[Data records]
--------

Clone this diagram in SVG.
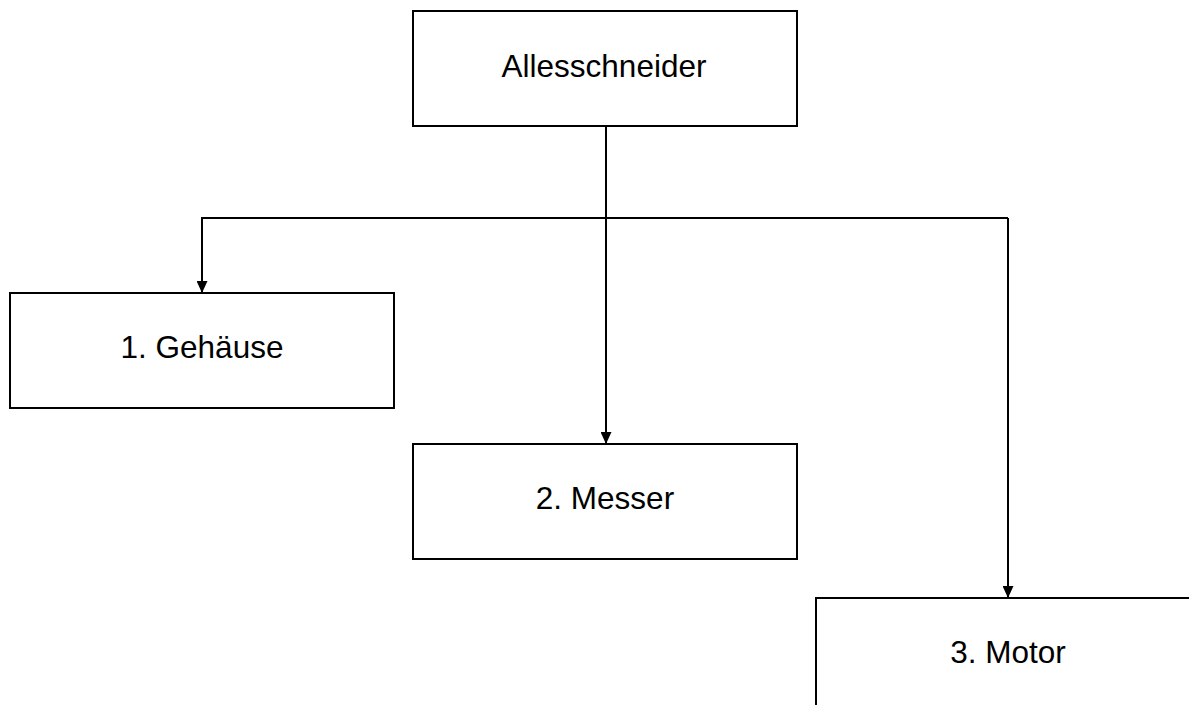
<svg xmlns="http://www.w3.org/2000/svg" width="1189" height="705" viewBox="0 0 1189 705">
<style>
.box{fill:#fff;stroke:#000;stroke-width:2}
.lbl{font-family:"Liberation Sans",Arial,sans-serif;font-size:31.5px;fill:#000;text-anchor:middle}
.con{fill:none;stroke:#000;stroke-width:2}
</style>
<defs>
<marker id="ah" markerWidth="12" markerHeight="11" refX="12" refY="5.5" orient="auto" markerUnits="userSpaceOnUse" viewBox="0 0 12 11">
<path d="M0,0 L12,5.5 L0,11 Z" fill="#000"/>
</marker>
</defs>
<rect width="1189" height="705" fill="#fff"/>
<g id="n-allesschneider">
<rect class="box" x="413" y="11" width="384" height="115"/>
<text class="lbl" x="604" y="77">Allesschneider</text>
</g>
<g id="n-gehaeuse">
<rect class="box" x="10" y="293" width="384" height="115"/>
<text class="lbl" x="202" y="358">1. Gehäuse</text>
</g>
<g id="n-messer">
<rect class="box" x="413" y="444" width="384" height="115"/>
<text class="lbl" x="605" y="509">2. Messer</text>
</g>
<g id="n-motor">
<rect class="box" x="816" y="598" width="400" height="140"/>
<text class="lbl" x="1008" y="663">3. Motor</text>
</g>
<g id="connectors">
<path class="con" d="M606,126 L606,444" marker-end="url(#ah)"/>
<path class="con" d="M1008,218 L202,218 L202,293" marker-end="url(#ah)"/>
<path class="con" d="M1008,218 L1008,598" marker-end="url(#ah)"/>
</g>
</svg>
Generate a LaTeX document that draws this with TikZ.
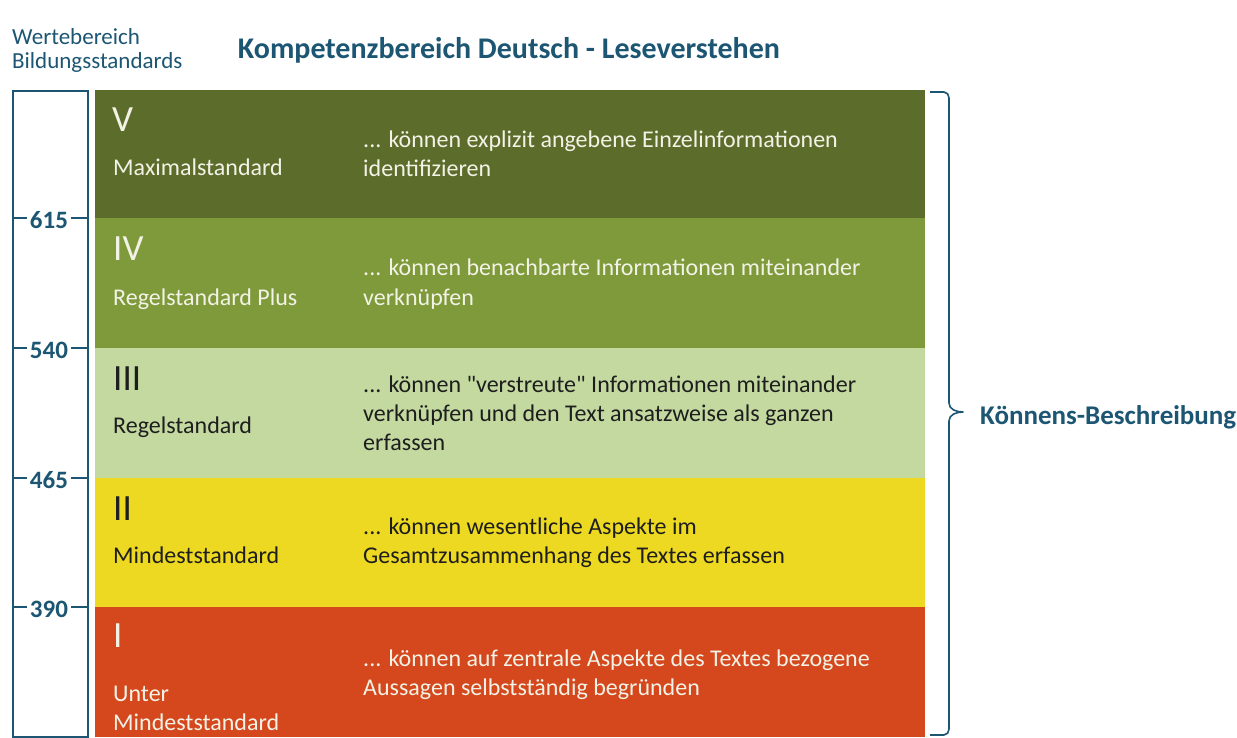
\documentclass[tikz,border=0pt]{standalone}
\usepackage{fontspec}
\setmainfont{Carlito}
\definecolor{tealblue}{HTML}{1C5673}
\definecolor{cV}{HTML}{5C6D2B}
\definecolor{cIV}{HTML}{7F9A3B}
\definecolor{cIII}{HTML}{C3D9A0}
\definecolor{cII}{HTML}{EDD921}
\definecolor{cI}{HTML}{D5471C}
\definecolor{lighttxt}{HTML}{F2F2E6}
\definecolor{darktxt}{HTML}{1E1E1E}
\tikzset{
  band/.style={anchor=north west, inner sep=0pt, minimum width=830pt, draw=none},
  roman/.style={anchor=base west, inner sep=0pt, font=\fontsize{37}{37}\selectfont},
  sname/.style={anchor=base west, inner sep=0pt, font=\fontsize{24}{29}\selectfont, align=left},
  desc/.style={anchor=base west, inner sep=0pt, font=\fontsize{24}{29}\selectfont, align=left},
  ticklbl/.style={fill=white, inner xsep=3pt, inner ysep=1pt, text=tealblue, font=\bfseries\fontsize{25}{25}\selectfont},
  scaleline/.style={draw=tealblue, line width=2.2pt},
}
\begin{document}
\begin{tikzpicture}[x=1pt,y=-1pt]
\useasboundingbox[fill=white] (0,0) rectangle (1237,738);

% headings
\node[anchor=base west, inner sep=0pt, text=tealblue, font=\fontsize{23}{24}\selectfont, align=left] (wb) at (12,69) {Wertebereich\\Bildungsstandards};
\node[anchor=base, inner sep=0pt, text=tealblue, font=\bfseries\fontsize{30}{30}\selectfont] (title) at (509,59) {Kompetenzbereich Deutsch - Leseverstehen};

% bands
\node[band, fill=cV, minimum height=128pt] (bV) at (95,90) {};
\node[band, fill=cIV, minimum height=130pt] (bIV) at (95,218) {};
\node[band, fill=cIII, minimum height=130pt] (bIII) at (95,348) {};
\node[band, fill=cII, minimum height=129pt] (bII) at (95,478) {};
\node[band, fill=cI, minimum height=130pt] (bI) at (95,607) {};

% band V
\node[roman, text=lighttxt] (rV) at (112,132) {V};
\node[sname, text=lighttxt] (nV) at (113,176) {Maximalstandard};
\node[desc, text=lighttxt] (dV) at (363,177) {... können explizit angebene Einzelinformationen\\identifizieren};
% band IV
\node[roman, text=lighttxt] (rIV) at (113,260) {IV};
\node[sname, text=lighttxt] (nIV) at (113,305) {Regelstandard Plus};
\node[desc, text=lighttxt] (dIV) at (363,305) {... können benachbarte Informationen miteinander\\verknüpfen};
% band III
\node[roman, text=darktxt] (rIII) at (113,390) {III};
\node[sname, text=darktxt] (nIII) at (113,433) {Regelstandard};
\node[desc, text=darktxt] (dIII) at (363,450) {... können \textquotedbl verstreute\textquotedbl{} Informationen miteinander\\verknüpfen und den Text ansatzweise als ganzen\\erfassen};
% band II
\node[roman, text=darktxt] (rII) at (113,520) {II};
\node[sname, text=darktxt] (nII) at (113,563) {Mindeststandard};
\node[desc, text=darktxt] (dII) at (363,563) {... können wesentliche Aspekte im\\Gesamtzusammenhang des Textes erfassen};
% band I
\node[roman, text=lighttxt] (rI) at (113,647) {I};
\node[sname, text=lighttxt] (nI) at (113,730) {Unter\\Mindeststandard};
\node[desc, text=lighttxt] (dI) at (363,695) {... können auf zentrale Aspekte des Textes bezogene\\Aussagen selbstständig begründen};

% scale box
\node[scaleline, anchor=north west, inner sep=0pt, minimum width=75pt, minimum height=646pt] (scalebox) at (12,90) {};
\foreach \yy/\lbl/\nm in {218/615/t615, 348/540/t540, 478/465/t465, 607/390/t390}{
  \draw[draw=tealblue, line width=1.2pt] (scalebox.west |- 0,\yy) -- (scalebox.east |- 0,\yy);
  \node[ticklbl] (\nm) at (49,\yy+2) {\lbl};
}

% brace
\coordinate (brtop) at (930,92);
\coordinate (brbot) at (930,735);
\coordinate (brtip) at (963,412);
\draw[draw=tealblue, line width=1.6pt, line join=round]
  (brtop) -- (944,92) to[out=0,in=90] (949,98) -- (949,403)
  to[out=-90,in=180] (brtip) to[out=180,in=90] (949,421)
  -- (949,729) to[out=-90,in=0] (944,735) -- (brbot);
\node[anchor=base west, inner sep=0pt, text=tealblue, font=\bfseries\fontsize{27}{27}\selectfont] (kb) at (980,424) {Könnens-Beschreibung};
\end{tikzpicture}
\end{document}
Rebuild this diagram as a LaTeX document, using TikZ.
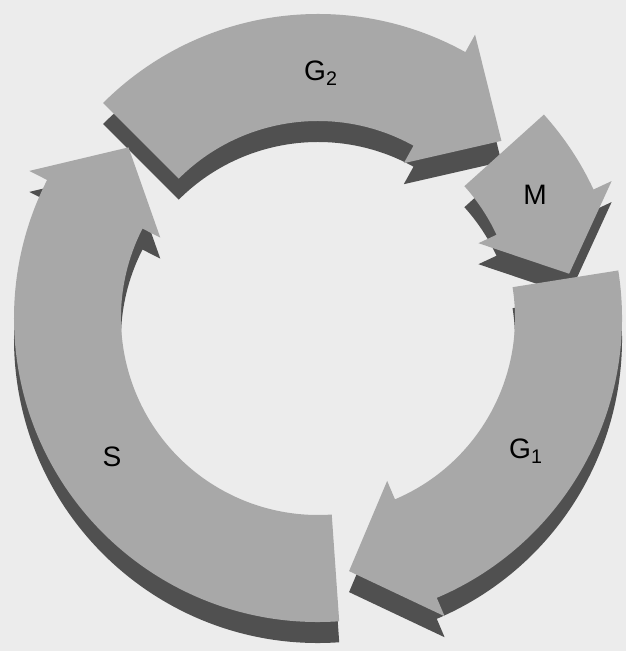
\documentclass[tikz,border=0pt]{standalone}
\usepackage{fontspec}
\setmainfont{Liberation Sans}
\definecolor{paper}{RGB}{236,236,236}
\definecolor{phase}{RGB}{168,168,168}
\definecolor{depth}{RGB}{80,80,80}
\newcommand{\rout}{6.08}
\newcommand{\rin}{3.94}
\newcommand{\barb}{0.4}
\newcommand{\rtip}{5.1}
% one curved arrow of the ring: tail angle, head base angle, tip angle (clockwise)
\newcommand{\phasearrow}[3]{(#1:\rout) arc[start angle=#1, end angle=#2, radius=\rout]
  -- ({#2}:{\rout+\barb}) -- ({#3}:\rtip) -- ({#2}:{\rin-\barb}) -- (#2:\rin)
  arc[start angle=#2, end angle=#1, radius=\rin] -- cycle}

\begin{document}
\begin{tikzpicture}[every node/.style={font=\fontsize{16}{18}\selectfont}]
 \fill[paper] (-6.36,-6.66) rectangle (6.16,6.36);
 \useasboundingbox (-6.36,-6.66) rectangle (6.16,6.36);
 % depth of the ring
 \begin{scope}[yshift=-0.42cm]
   \fill[depth] \phasearrow{-86}{-207}{-222};
   \fill[depth] \phasearrow{135}{61}{44};
   \fill[depth] \phasearrow{42}{25}{10};
   \fill[depth] \phasearrow{9}{-67}{-83};
 \end{scope}
 % faces
 \fill[phase] \phasearrow{-86}{-207}{-222};
 \fill[phase] \phasearrow{135}{61}{44};
 \fill[phase] \phasearrow{42}{25}{10};
 \fill[phase] \phasearrow{9}{-67}{-83};
 \node (S) at (-4.12,-2.78) {S};
 \node (G2) at (0.06,4.90) {G\textsubscript{2}};
 \node (M) at (4.34,2.46) {M};
 \node (G1) at (4.16,-2.66) {G\textsubscript{1}};
\end{tikzpicture}
\end{document}
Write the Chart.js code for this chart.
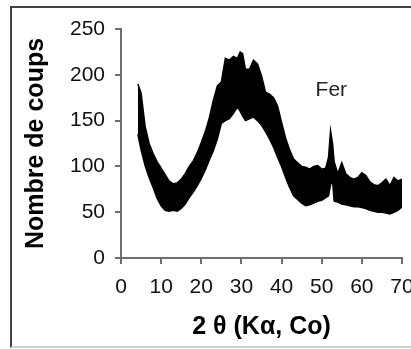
<!DOCTYPE html>
<html>
<head>
<meta charset="utf-8">
<script src="https://cdn.jsdelivr.net/npm/chart.js@4/dist/chart.umd.min.js"></script>
<style>
  body { margin: 0; background: #fff; }
  #wrap { position: relative; width: 411px; height: 349px; overflow: hidden; }
  #frame { position: absolute; left: 10px; top: 6px; width: 430px; height: 338px;
           border-left: 2px solid #444; border-top: 2px solid #444; border-bottom: 2px solid #d0d0d0; }
  canvas { position: absolute; left: 0; top: 0; }
</style>
</head>
<body>
<div id="wrap">
  <div id="frame"></div>
  <canvas id="xrd"></canvas>
</div>
<script>
// 2 theta positions where the envelope of the noisy band was read
const twoTheta = [4.2, 5, 6, 7, 8, 9, 10, 11, 12, 13, 14, 15, 16, 17, 18, 19, 20, 21, 22, 23, 24, 25,
  26, 27, 28, 29, 29.7, 30.3, 31, 32, 33, 34, 35, 36, 37, 38, 39, 40, 41, 42, 43, 44, 45, 46, 47, 48, 49, 50, 51,
  51.7, 52.2, 52.7, 53.1, 54, 55, 56, 57, 58, 59, 60, 61, 62, 63, 64, 65, 66, 67, 68, 69, 70];

// top of the band (counts)
const upperCounts = [190, 180, 144, 125, 114, 105, 98, 91, 84, 81, 82, 86, 92, 100, 106, 115, 126, 138, 153, 172, 188, 192,
  218, 216, 220, 218, 225, 223, 206, 206, 216, 212, 199, 181, 179, 175, 166, 148, 131, 118, 108, 104, 100, 99, 97, 100, 101, 97, 98,
  110, 139, 125, 105, 92, 104, 92, 88, 86, 88, 93, 90, 83, 80, 79, 82, 86, 79, 88, 84, 86];

// bottom of the band (counts)
const lowerCounts = [135, 118, 101, 88, 77, 65, 57, 52, 51, 52, 51, 54, 59, 66, 72, 79, 87, 96, 107, 117, 130, 147,
  150, 152, 158, 165, 160, 155, 150, 152, 154, 150, 145, 138, 130, 121, 110, 100, 88, 77, 68, 64, 60, 57, 58, 60, 62, 63, 66,
  68, 80, 84, 62, 61, 59, 58, 57, 56, 56, 55, 54, 52, 51, 50, 50, 49, 48, 50, 52, 56];

const xTicks = [0, 10, 20, 30, 40, 50, 60, 70];
const yTicks = [0, 50, 100, 150, 200, 250];

const peakLabel = { text: 'Fer', x: 52.4, y: 183 };

const toPoints = (ys) => twoTheta.map((x, i) => ({ x: x, y: ys[i] }));

const peakLabelPlugin = {
  id: 'peakLabel',
  afterDatasetsDraw(chart) {
    const ctx = chart.ctx;
    const px = chart.scales.x.getPixelForValue(peakLabel.x);
    const py = chart.scales.y.getPixelForValue(peakLabel.y);
    ctx.save();
    ctx.font = '21px "Liberation Sans", Arial, sans-serif';
    ctx.fillStyle = '#222';
    ctx.textAlign = 'center';
    ctx.textBaseline = 'middle';
    ctx.fillText(peakLabel.text, px, py);
    ctx.restore();
  }
};

const axisGray = '#6e6e6e';
const tickFont = { family: '"Liberation Sans", Arial, sans-serif', size: 21 };
const titleFont = { family: '"Liberation Sans", Arial, sans-serif', size: 25, weight: 'bold' };

new Chart(document.getElementById('xrd'), {
  type: 'line',
  data: {
    datasets: [
      {
        label: 'haut',
        data: toPoints(upperCounts),
        borderColor: '#000',
        borderWidth: 1.5,
        pointRadius: 0,
        tension: 0,
        fill: false
      },
      {
        label: 'bas',
        data: toPoints(lowerCounts),
        borderColor: '#000',
        borderWidth: 1.5,
        backgroundColor: '#000',
        pointRadius: 0,
        tension: 0,
        fill: '-1'
      }
    ]
  },
  options: {
    responsive: true,
    maintainAspectRatio: false,
    animation: false,
    layout: { padding: { top: 29, right: 9, left: 0, bottom: 0 } },
    plugins: {
      legend: { display: false },
      tooltip: { enabled: false }
    },
    scales: {
      x: {
        type: 'linear',
        min: 0,
        max: 70,
        afterBuildTicks: (scale) => { scale.ticks = xTicks.map(v => ({ value: v })); },
        afterFit: (scale) => { scale.height = 91; scale.paddingLeft = 0; scale.paddingRight = 0; },
        border: { color: axisGray, width: 2 },
        grid: { drawOnChartArea: false, drawTicks: true, tickLength: 6, color: axisGray, lineWidth: 2 },
        ticks: { color: '#111', font: tickFont, padding: 11, maxRotation: 0 },
        title: { display: true, text: '2 θ (Kα, Co)', color: '#000', font: titleFont, padding: { top: 0, bottom: 7 } }
      },
      y: {
        type: 'linear',
        min: 0,
        max: 250,
        afterBuildTicks: (scale) => { scale.ticks = yTicks.map(v => ({ value: v })); },
        afterFit: (scale) => { scale.width = 121; scale.paddingTop = 0; scale.paddingBottom = 0; },
        border: { color: axisGray, width: 2 },
        grid: { drawOnChartArea: false, drawTicks: true, tickLength: 6, color: axisGray, lineWidth: 2 },
        ticks: { color: '#111', font: tickFont, padding: 10 },
        title: { display: true, text: 'Nombre de coups', color: '#000', font: titleFont, padding: { top: 21, bottom: 0 } }
      }
    }
  },
  plugins: [peakLabelPlugin]
});
</script>
</body>
</html>
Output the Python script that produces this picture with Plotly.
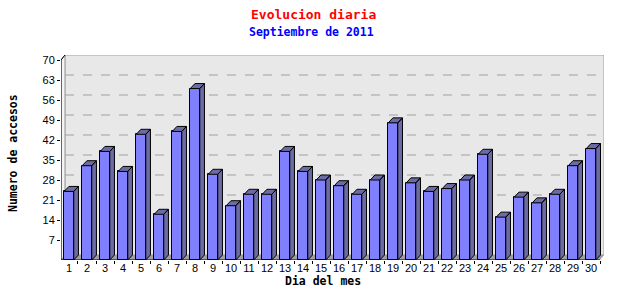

--------

REQUIREMENTS: Copy exactly the stretch of lines from the one containing "Write the Chart.js code for this chart." through the one containing "52.4, y: 183", both included. Leave out any pictures.

SOLUTION FOR THIS PROBLEM:
Write the Chart.js code for this chart.
<!DOCTYPE html>
<html>
<head>
<meta charset="utf-8">
<script src="https://cdn.jsdelivr.net/npm/chart.js@4/dist/chart.umd.min.js"></script>
<style>
  body { margin: 0; background: #fff; }
  #wrap { position: relative; width: 411px; height: 349px; overflow: hidden; }
  #frame { position: absolute; left: 10px; top: 6px; width: 430px; height: 338px;
           border-left: 2px solid #444; border-top: 2px solid #444; border-bottom: 2px solid #d0d0d0; }
  canvas { position: absolute; left: 0; top: 0; }
</style>
</head>
<body>
<div id="wrap">
  <div id="frame"></div>
  <canvas id="xrd"></canvas>
</div>
<script>
// 2 theta positions where the envelope of the noisy band was read
const twoTheta = [4.2, 5, 6, 7, 8, 9, 10, 11, 12, 13, 14, 15, 16, 17, 18, 19, 20, 21, 22, 23, 24, 25,
  26, 27, 28, 29, 29.7, 30.3, 31, 32, 33, 34, 35, 36, 37, 38, 39, 40, 41, 42, 43, 44, 45, 46, 47, 48, 49, 50, 51,
  51.7, 52.2, 52.7, 53.1, 54, 55, 56, 57, 58, 59, 60, 61, 62, 63, 64, 65, 66, 67, 68, 69, 70];

// top of the band (counts)
const upperCounts = [190, 180, 144, 125, 114, 105, 98, 91, 84, 81, 82, 86, 92, 100, 106, 115, 126, 138, 153, 172, 188, 192,
  218, 216, 220, 218, 225, 223, 206, 206, 216, 212, 199, 181, 179, 175, 166, 148, 131, 118, 108, 104, 100, 99, 97, 100, 101, 97, 98,
  110, 139, 125, 105, 92, 104, 92, 88, 86, 88, 93, 90, 83, 80, 79, 82, 86, 79, 88, 84, 86];

// bottom of the band (counts)
const lowerCounts = [135, 118, 101, 88, 77, 65, 57, 52, 51, 52, 51, 54, 59, 66, 72, 79, 87, 96, 107, 117, 130, 147,
  150, 152, 158, 165, 160, 155, 150, 152, 154, 150, 145, 138, 130, 121, 110, 100, 88, 77, 68, 64, 60, 57, 58, 60, 62, 63, 66,
  68, 80, 84, 62, 61, 59, 58, 57, 56, 56, 55, 54, 52, 51, 50, 50, 49, 48, 50, 52, 56];

const xTicks = [0, 10, 20, 30, 40, 50, 60, 70];
const yTicks = [0, 50, 100, 150, 200, 250];

const peakLabel = { text: 'Fer', x: 52.4, y: 183 };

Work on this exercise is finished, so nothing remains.